• **TASK GOAL**: Using the data that follows, return exactly the lines from the one that contains "Write a web" through the one that contains "const fundValues = [5.1, 2.8, 92.1];", ends included.

__________________________________________________

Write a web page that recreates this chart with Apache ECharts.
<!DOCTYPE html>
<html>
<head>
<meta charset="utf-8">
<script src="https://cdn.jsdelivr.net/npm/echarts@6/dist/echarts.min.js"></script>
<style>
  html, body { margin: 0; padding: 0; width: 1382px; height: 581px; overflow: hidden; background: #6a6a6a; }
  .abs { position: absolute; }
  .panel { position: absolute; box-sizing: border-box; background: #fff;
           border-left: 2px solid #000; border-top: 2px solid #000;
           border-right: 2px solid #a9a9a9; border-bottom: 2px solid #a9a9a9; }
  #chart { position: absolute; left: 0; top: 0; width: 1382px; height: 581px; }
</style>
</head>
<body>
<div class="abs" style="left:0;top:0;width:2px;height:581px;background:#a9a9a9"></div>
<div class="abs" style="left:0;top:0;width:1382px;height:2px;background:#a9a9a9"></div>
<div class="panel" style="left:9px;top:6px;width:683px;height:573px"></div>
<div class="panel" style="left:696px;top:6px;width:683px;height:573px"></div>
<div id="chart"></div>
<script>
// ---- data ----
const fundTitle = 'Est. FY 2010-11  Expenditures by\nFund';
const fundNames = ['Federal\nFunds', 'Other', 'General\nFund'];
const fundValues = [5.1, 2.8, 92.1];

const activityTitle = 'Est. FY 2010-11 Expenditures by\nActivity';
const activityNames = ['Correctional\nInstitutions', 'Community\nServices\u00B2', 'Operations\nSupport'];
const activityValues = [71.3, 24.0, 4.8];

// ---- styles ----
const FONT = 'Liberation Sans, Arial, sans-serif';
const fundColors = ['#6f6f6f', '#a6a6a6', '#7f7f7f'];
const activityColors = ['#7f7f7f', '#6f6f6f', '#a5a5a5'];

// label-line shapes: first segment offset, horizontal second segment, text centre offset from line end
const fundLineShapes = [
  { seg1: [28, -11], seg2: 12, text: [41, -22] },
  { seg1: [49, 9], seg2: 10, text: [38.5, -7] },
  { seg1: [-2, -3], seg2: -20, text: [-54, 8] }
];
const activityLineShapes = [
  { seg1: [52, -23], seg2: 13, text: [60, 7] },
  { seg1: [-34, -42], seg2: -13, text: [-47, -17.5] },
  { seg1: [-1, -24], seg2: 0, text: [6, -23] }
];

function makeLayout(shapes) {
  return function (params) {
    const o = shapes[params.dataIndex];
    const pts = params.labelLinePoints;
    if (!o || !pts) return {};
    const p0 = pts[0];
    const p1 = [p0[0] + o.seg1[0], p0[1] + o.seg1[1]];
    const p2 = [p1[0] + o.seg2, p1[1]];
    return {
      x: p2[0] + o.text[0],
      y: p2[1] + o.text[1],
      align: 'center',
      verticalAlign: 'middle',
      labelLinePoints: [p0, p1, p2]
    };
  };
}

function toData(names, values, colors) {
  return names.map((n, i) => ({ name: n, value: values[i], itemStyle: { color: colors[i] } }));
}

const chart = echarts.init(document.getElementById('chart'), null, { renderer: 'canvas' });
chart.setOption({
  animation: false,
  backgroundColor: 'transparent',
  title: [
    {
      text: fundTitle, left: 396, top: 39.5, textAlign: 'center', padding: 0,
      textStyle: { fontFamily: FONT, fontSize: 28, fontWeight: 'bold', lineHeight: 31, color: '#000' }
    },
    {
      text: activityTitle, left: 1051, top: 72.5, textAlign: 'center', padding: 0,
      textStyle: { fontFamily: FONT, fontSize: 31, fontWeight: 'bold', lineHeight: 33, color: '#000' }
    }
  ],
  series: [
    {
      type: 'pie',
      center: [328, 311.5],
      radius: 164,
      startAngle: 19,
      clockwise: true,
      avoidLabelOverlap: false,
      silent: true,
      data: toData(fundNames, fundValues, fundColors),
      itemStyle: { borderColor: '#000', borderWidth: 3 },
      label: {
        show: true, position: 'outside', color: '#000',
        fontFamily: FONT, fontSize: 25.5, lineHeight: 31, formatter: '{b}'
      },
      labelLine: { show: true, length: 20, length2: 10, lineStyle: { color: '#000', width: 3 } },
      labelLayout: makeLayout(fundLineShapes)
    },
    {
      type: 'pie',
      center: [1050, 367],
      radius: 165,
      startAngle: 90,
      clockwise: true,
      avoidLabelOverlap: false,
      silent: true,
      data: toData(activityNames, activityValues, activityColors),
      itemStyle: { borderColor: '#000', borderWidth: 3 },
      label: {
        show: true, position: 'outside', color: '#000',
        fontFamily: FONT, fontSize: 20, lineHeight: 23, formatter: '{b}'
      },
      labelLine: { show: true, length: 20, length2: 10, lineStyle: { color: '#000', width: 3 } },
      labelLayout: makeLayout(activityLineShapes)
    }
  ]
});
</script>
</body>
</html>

__________________________________________________

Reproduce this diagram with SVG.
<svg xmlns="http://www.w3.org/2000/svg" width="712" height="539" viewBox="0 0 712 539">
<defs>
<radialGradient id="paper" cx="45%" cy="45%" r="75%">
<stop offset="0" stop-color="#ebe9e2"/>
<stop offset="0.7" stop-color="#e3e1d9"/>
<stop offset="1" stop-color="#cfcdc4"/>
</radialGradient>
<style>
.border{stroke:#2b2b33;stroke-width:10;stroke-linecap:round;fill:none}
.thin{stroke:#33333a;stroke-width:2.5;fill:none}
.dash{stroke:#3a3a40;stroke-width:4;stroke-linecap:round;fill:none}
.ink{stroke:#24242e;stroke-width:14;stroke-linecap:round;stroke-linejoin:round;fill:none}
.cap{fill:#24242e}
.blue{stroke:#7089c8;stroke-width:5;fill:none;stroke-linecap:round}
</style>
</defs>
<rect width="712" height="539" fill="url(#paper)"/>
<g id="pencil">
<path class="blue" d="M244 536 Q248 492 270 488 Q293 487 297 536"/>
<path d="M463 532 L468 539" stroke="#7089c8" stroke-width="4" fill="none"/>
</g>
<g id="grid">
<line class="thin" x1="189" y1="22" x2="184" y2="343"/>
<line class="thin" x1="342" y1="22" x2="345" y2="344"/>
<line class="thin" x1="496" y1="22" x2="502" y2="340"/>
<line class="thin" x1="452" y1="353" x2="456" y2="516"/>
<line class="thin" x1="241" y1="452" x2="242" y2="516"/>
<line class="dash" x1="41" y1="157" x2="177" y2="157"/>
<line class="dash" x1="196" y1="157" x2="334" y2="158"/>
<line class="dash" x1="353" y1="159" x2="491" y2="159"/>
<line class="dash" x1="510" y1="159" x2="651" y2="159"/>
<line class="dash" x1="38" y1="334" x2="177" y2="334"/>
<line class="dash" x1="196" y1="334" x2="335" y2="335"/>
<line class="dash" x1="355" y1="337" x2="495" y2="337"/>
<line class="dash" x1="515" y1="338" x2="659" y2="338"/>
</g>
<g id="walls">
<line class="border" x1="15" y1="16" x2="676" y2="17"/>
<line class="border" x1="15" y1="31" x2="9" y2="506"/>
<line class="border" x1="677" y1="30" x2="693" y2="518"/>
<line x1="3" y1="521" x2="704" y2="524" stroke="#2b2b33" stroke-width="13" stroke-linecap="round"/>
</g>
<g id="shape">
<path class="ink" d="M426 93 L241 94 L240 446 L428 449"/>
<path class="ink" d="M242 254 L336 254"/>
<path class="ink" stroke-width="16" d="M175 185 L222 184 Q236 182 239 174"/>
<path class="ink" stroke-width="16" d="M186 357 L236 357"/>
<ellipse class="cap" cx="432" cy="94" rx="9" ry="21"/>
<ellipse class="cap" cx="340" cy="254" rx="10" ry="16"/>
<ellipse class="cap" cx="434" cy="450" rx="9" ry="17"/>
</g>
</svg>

__________________________________________________

• **ANSWER IN FULL**:
Write a web page that recreates this chart with Apache ECharts.
<!DOCTYPE html>
<html>
<head>
<meta charset="utf-8">
<script src="https://cdn.jsdelivr.net/npm/echarts@6/dist/echarts.min.js"></script>
<style>
  html, body { margin: 0; padding: 0; width: 1382px; height: 581px; overflow: hidden; background: #6a6a6a; }
  .abs { position: absolute; }
  .panel { position: absolute; box-sizing: border-box; background: #fff;
           border-left: 2px solid #000; border-top: 2px solid #000;
           border-right: 2px solid #a9a9a9; border-bottom: 2px solid #a9a9a9; }
  #chart { position: absolute; left: 0; top: 0; width: 1382px; height: 581px; }
</style>
</head>
<body>
<div class="abs" style="left:0;top:0;width:2px;height:581px;background:#a9a9a9"></div>
<div class="abs" style="left:0;top:0;width:1382px;height:2px;background:#a9a9a9"></div>
<div class="panel" style="left:9px;top:6px;width:683px;height:573px"></div>
<div class="panel" style="left:696px;top:6px;width:683px;height:573px"></div>
<div id="chart"></div>
<script>
// ---- data ----
const fundTitle = 'Est. FY 2010-11  Expenditures by\nFund';
const fundNames = ['Federal\nFunds', 'Other', 'General\nFund'];
const fundValues = [5.1, 2.8, 92.1];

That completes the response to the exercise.